* begin Collected material *
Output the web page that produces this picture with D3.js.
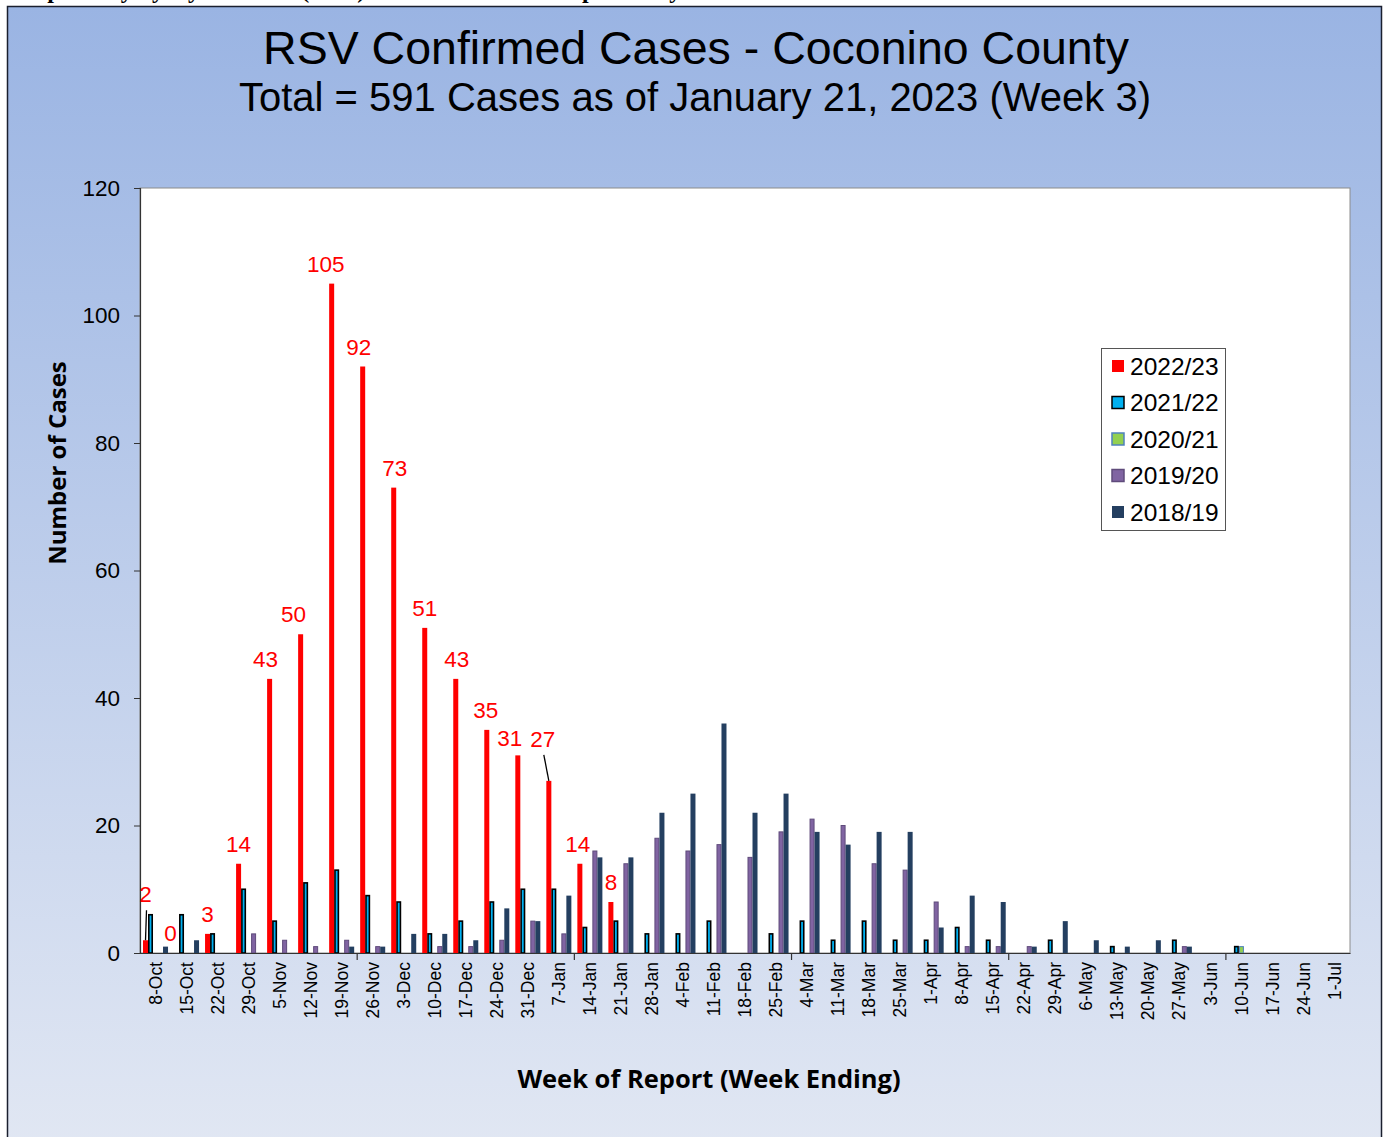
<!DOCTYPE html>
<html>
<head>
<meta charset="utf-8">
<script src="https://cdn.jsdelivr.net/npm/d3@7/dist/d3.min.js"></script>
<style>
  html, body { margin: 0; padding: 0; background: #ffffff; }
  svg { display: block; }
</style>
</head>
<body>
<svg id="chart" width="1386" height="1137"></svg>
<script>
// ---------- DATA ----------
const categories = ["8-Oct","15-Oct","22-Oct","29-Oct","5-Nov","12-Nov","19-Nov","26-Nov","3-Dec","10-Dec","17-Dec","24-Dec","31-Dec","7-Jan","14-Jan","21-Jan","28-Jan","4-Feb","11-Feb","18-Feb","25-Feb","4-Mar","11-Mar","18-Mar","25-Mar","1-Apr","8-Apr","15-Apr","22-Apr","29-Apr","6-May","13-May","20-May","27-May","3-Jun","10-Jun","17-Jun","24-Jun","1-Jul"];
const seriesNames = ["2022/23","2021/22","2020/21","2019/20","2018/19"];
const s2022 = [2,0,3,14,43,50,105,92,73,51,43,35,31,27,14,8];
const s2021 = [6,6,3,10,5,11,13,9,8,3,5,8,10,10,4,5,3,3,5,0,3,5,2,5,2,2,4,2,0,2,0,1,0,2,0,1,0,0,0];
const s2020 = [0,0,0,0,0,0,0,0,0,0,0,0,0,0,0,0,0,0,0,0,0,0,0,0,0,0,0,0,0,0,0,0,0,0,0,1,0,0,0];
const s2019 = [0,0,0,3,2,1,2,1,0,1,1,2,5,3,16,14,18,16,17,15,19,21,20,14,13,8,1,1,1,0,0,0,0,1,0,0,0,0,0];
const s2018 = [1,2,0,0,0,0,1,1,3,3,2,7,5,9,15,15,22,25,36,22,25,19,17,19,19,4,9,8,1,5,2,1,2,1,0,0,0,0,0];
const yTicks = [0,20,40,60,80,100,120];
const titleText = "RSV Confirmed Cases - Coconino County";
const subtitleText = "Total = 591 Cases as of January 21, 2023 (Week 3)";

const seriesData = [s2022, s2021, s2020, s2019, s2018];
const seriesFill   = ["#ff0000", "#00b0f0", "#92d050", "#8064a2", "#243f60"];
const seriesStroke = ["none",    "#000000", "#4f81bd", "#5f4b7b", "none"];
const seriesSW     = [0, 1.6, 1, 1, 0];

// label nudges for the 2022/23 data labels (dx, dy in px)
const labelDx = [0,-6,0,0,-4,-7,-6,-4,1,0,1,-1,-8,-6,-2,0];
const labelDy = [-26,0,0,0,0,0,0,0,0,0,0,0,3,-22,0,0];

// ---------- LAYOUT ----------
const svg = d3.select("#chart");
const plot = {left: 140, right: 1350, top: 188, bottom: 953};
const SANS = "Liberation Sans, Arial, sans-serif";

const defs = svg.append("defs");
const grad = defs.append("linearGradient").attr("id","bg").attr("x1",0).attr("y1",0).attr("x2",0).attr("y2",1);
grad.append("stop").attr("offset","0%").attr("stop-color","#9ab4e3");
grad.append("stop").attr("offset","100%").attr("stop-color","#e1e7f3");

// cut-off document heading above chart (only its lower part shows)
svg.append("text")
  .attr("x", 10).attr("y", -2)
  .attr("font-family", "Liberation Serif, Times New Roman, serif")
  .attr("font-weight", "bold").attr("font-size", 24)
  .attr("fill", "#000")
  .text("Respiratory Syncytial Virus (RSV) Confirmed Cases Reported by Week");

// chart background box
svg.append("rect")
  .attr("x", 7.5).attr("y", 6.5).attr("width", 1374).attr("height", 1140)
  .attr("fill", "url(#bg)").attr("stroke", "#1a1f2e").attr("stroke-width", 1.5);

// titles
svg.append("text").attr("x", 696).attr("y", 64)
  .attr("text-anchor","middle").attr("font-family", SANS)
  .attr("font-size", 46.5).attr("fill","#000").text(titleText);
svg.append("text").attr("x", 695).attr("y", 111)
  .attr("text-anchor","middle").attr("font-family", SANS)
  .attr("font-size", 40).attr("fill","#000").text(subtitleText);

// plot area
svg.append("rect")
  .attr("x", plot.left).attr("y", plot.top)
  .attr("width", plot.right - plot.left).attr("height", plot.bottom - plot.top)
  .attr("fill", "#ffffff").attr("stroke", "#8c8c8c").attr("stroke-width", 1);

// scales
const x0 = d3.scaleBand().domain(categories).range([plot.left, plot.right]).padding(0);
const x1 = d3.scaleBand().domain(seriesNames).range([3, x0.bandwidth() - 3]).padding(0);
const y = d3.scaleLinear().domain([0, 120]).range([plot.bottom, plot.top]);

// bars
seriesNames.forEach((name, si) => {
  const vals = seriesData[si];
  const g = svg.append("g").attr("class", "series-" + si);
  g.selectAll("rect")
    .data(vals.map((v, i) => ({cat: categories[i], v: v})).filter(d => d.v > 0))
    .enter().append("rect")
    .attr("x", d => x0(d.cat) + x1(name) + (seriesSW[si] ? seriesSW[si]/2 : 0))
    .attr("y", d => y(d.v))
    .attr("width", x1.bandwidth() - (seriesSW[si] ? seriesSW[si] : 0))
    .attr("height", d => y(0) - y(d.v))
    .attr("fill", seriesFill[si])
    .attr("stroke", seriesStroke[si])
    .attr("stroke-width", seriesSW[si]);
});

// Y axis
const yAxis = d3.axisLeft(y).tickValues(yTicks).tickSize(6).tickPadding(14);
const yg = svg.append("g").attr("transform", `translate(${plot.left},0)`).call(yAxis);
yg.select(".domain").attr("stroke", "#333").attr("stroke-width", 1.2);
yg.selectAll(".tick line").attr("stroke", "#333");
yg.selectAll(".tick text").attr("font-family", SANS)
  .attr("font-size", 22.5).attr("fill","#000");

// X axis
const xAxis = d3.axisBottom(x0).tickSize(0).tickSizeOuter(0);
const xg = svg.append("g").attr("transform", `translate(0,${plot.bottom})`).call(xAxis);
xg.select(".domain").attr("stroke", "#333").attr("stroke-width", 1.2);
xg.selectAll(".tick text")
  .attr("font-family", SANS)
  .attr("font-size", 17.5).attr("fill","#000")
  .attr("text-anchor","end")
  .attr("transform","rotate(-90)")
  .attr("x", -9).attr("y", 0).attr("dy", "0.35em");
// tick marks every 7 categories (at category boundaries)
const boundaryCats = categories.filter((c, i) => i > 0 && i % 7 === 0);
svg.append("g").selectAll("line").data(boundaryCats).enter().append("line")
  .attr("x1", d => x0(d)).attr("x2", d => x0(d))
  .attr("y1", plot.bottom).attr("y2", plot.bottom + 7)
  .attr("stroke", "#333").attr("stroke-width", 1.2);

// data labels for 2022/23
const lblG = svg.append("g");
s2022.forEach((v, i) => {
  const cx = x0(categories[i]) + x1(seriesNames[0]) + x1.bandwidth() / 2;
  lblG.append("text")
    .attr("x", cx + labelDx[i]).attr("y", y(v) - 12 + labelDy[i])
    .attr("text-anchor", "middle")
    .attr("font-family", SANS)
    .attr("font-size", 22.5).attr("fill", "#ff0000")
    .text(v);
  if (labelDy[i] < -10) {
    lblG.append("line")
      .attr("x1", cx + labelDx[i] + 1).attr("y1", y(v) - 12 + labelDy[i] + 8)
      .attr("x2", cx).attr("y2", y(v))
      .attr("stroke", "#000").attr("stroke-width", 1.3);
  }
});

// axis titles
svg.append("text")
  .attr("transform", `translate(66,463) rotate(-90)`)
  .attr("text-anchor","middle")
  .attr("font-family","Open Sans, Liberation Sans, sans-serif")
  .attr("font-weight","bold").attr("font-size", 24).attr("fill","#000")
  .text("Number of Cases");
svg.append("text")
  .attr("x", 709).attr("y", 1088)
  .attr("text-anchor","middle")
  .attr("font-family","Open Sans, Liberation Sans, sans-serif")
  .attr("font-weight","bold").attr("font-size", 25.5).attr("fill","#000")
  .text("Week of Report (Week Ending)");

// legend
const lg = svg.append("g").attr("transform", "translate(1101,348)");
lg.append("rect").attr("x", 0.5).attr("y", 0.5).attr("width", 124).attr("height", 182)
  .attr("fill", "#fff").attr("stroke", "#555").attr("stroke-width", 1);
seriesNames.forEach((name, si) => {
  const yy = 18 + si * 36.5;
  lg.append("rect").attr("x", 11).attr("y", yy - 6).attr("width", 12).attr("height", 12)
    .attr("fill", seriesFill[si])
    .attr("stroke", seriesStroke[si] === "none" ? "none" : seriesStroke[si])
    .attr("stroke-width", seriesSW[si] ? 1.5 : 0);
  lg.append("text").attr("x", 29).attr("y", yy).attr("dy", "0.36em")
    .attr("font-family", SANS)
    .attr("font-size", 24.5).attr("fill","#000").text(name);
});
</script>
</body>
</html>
* end Collected material *
# To be done:
Print, exactly as written, the lines above from the first one to the one containing "591 Cases as". Leave out pictures.

# Result:
Output the web page that produces this picture with D3.js.
<!DOCTYPE html>
<html>
<head>
<meta charset="utf-8">
<script src="https://cdn.jsdelivr.net/npm/d3@7/dist/d3.min.js"></script>
<style>
  html, body { margin: 0; padding: 0; background: #ffffff; }
  svg { display: block; }
</style>
</head>
<body>
<svg id="chart" width="1386" height="1137"></svg>
<script>
// ---------- DATA ----------
const categories = ["8-Oct","15-Oct","22-Oct","29-Oct","5-Nov","12-Nov","19-Nov","26-Nov","3-Dec","10-Dec","17-Dec","24-Dec","31-Dec","7-Jan","14-Jan","21-Jan","28-Jan","4-Feb","11-Feb","18-Feb","25-Feb","4-Mar","11-Mar","18-Mar","25-Mar","1-Apr","8-Apr","15-Apr","22-Apr","29-Apr","6-May","13-May","20-May","27-May","3-Jun","10-Jun","17-Jun","24-Jun","1-Jul"];
const seriesNames = ["2022/23","2021/22","2020/21","2019/20","2018/19"];
const s2022 = [2,0,3,14,43,50,105,92,73,51,43,35,31,27,14,8];
const s2021 = [6,6,3,10,5,11,13,9,8,3,5,8,10,10,4,5,3,3,5,0,3,5,2,5,2,2,4,2,0,2,0,1,0,2,0,1,0,0,0];
const s2020 = [0,0,0,0,0,0,0,0,0,0,0,0,0,0,0,0,0,0,0,0,0,0,0,0,0,0,0,0,0,0,0,0,0,0,0,1,0,0,0];
const s2019 = [0,0,0,3,2,1,2,1,0,1,1,2,5,3,16,14,18,16,17,15,19,21,20,14,13,8,1,1,1,0,0,0,0,1,0,0,0,0,0];
const s2018 = [1,2,0,0,0,0,1,1,3,3,2,7,5,9,15,15,22,25,36,22,25,19,17,19,19,4,9,8,1,5,2,1,2,1,0,0,0,0,0];
const yTicks = [0,20,40,60,80,100,120];
const titleText = "RSV Confirmed Cases - Coconino County";
const subtitleText = "Total = 591 Cases as of January 21, 2023 (Week 3)";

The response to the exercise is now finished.